Trop longtemps mal distribué en France et surtout amputé de deux séquences indispensables (un pacte de sang proche de la sorcellerie et le meurtre originel d'une fillette), Assaut est enfin disponible en France dans son montage intégral et dans une qualité d'image totalement inédite.
Premier « vrai » long-métrage de John Carpenter après Dark Star, film de fin d'étude foutraque et délirant cosigné par Dan O'Bannon, Assaut est comme toutes les premières œuvres des grands cinéastes une relecture des origines et références de l'auteur, mais aussi un terreau évident pour toutes ses productions futures. Tourné pour une bouchée de pain en trois semaines, Assault on Precinct 13 est un film d'action volontairement bis, surfant sur la vague de l'époque, qui réussit le croisement improbable et élégant entre le conditionnement économique (reprendre différents concepts du récents La Nuit des morts-vivants) tout en assouvissant une cinéphilie débordante, permettant notamment de rendre hommage au brillant Rio Bravo d'Howard Hawks. En résulte un rejeton étrange, qui cultive comme ses deux parents involontaires le lieu clos assiégé par une menace extérieure implacable, une masse incoercible. Dans les locaux du commissariat bientôt condamné (dans tous les sens du terme), on est amené à suivre quelques hommes et femmes dont les dialogues concis sonnent comme autant de munitions manquantes. Le scénario va à l'épure, à l'efficacité absolue, rapprochant d'autant plus ses figures de condamnés fatalistes de grands héros westerniens.
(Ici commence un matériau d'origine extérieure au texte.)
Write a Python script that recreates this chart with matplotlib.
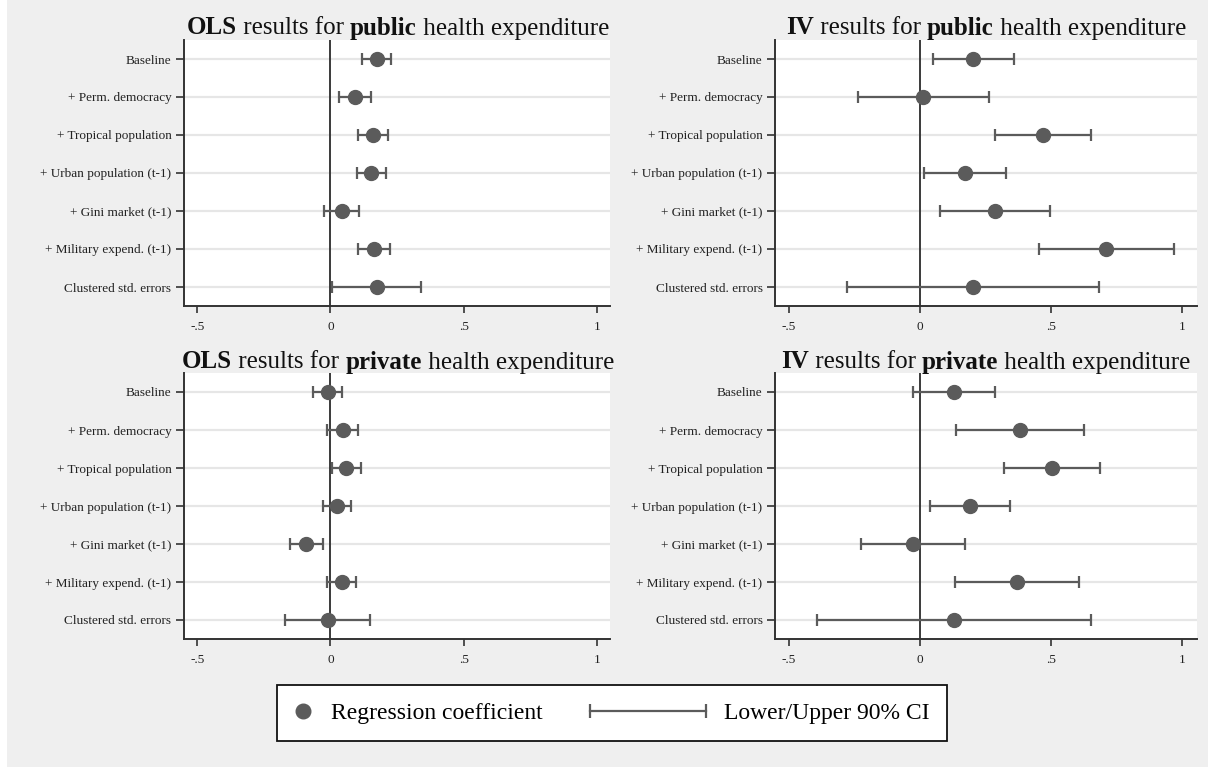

Leurs valeurs sont similaires, tout comme l'esthétique globale, nourrissant à merveille un Panavision lent et éclatant, chargeant chaque image avec une plastique pure, ample et claustrophobique à la fois.
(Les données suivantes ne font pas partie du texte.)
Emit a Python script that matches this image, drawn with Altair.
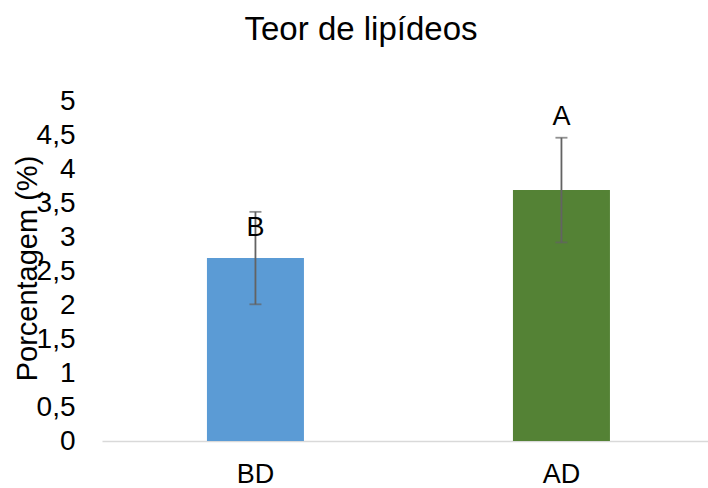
import altair as alt
import pandas as pd

categories = ["BD", "AD"]
values = [2.69, 3.69]
errors = [0.68, 0.77]
letters = ["B", "A"]
letter_y = [3.13, 4.76]
colors = ["#5B9BD5", "#548235"]
y_ticks = [0, 0.5, 1, 1.5, 2, 2.5, 3, 3.5, 4, 4.5, 5]

df = pd.DataFrame({
    "cat": categories,
    "val": values,
    "lo": [v - e for v, e in zip(values, errors)],
    "hi": [v + e for v, e in zip(values, errors)],
    "letter": letters,
    "ly": letter_y,
})

FONT = "Liberation Sans"

x_axis = alt.Axis(labelAngle=0, labelFontSize=27, labelFont=FONT, labelColor="#000000",
                  ticks=False, domainColor="#d9d9d9", domainWidth=1.3,
                  labelPadding=47, labelBaseline="bottom", title=None)
x = alt.X("cat:N", sort=categories, title=None,
          scale=alt.Scale(paddingInner=0.683, paddingOuter=0.3317, align=0.517), axis=x_axis)

y_scale = alt.Scale(domain=[0, 5], nice=False)
y_axis = alt.Axis(values=y_ticks,
                  labelExpr="replace(format(datum.value, '.1~f'), '.', ',')",
                  labelOverlap=False, labelFlush=False, tickCount=11,
                  labelFontSize=28, labelFont=FONT, labelColor="#000000",
                  grid=False, domain=False, ticks=False, labelPadding=27,
                  title="Porcentagem (%)",
                  titleFontSize=29, titleFont=FONT, titleFontWeight="normal",
                  titleColor="#000000", titleX=-75, titleY=167,
                  titleAngle=-90, titleBaseline="middle", titleAlign="center")

bars = alt.Chart(df).mark_bar().encode(
    x=x,
    y=alt.Y("val:Q", scale=y_scale, title="Porcentagem (%)", axis=y_axis),
    color=alt.Color("cat:N", scale=alt.Scale(domain=categories, range=colors), legend=None),
)

rules = alt.Chart(df).mark_rule(color="#636363", strokeWidth=1.8).encode(
    x=x,
    y=alt.Y("lo:Q", scale=y_scale, title="Porcentagem (%)", axis=y_axis),
    y2="hi:Q",
)

caps_lo = alt.Chart(df).mark_tick(color="#636363", size=12, thickness=1.8).encode(
    x=x,
    y=alt.Y("lo:Q", scale=y_scale, title="Porcentagem (%)", axis=y_axis),
)
caps_hi = alt.Chart(df).mark_tick(color="#636363", size=12, thickness=1.8).encode(
    x=x,
    y=alt.Y("hi:Q", scale=y_scale, title="Porcentagem (%)", axis=y_axis),
)

labels = alt.Chart(df).mark_text(fontSize=27, font=FONT, color="#000000", baseline="middle").encode(
    x=x,
    y=alt.Y("ly:Q", scale=y_scale, title="Porcentagem (%)", axis=y_axis),
    text="letter:N",
)

chart = alt.layer(bars, rules, caps_lo, caps_hi, labels).properties(
    width=606, height=340,
    title=alt.TitleParams("Teor de lipídeos", fontSize=33, font=FONT, fontWeight="normal",
                          color="#000000", anchor="middle", dx=-44, offset=40),
    autosize=alt.AutoSizeParams(type="none"),
    padding={"left": 102, "top": 101, "right": 0, "bottom": 47},
).configure_view(stroke=None)

chart.save("out.html", embed_options={"renderer": "svg", "actions": False})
Tout le talent de Carpenter est déjà bel et bien présent, en particulier dans un montage (signé sous le pseudo John T. Chance, personnage incarné par John Wayne dans Rio Bravo) à la mathématique et à l'efficacité sidérante, rebondissant sur une bande sonore électronique entêtante et pesante. Une musique forcément composée par le cinéaste en personne, qui justement dénote avec la nature « logique » du film, l'éloignant autant du polar que du western basique pour l'entraîner vers un ailleurs inquiétant, une nouvelle frontière qui flirte avec un fantastique impalpable. Montrés comme une bande de trafiquants de drogue et d'armes dans l'ouverture, les assaillants perdent ainsi progressivement toute identité définissable pour devenir une masse sans visage, jaillissant du hors champ, s'insinuant presque dans le décor comme un virus, et devenant une menace aussi réelle et organique que la vision d'un mal parfait dont les rejetons feront rapidement leur apparition dans Halloween (Michael Myers use des mêmes techniques), Vampires ou le terrifiant Prince des ténèbres. Le mélange est en tout cas étonnant, d'une modernité évidente, qui permet au passage à Assaut de s'écarter naturellement du brûlot politique républicain qu'il aurait pu être, pour s'apparenter à une évocation plus universelle du combat du bien contre le mal, de l'ultime résistance d'antihéros blasés contre une menace purement cinématographique.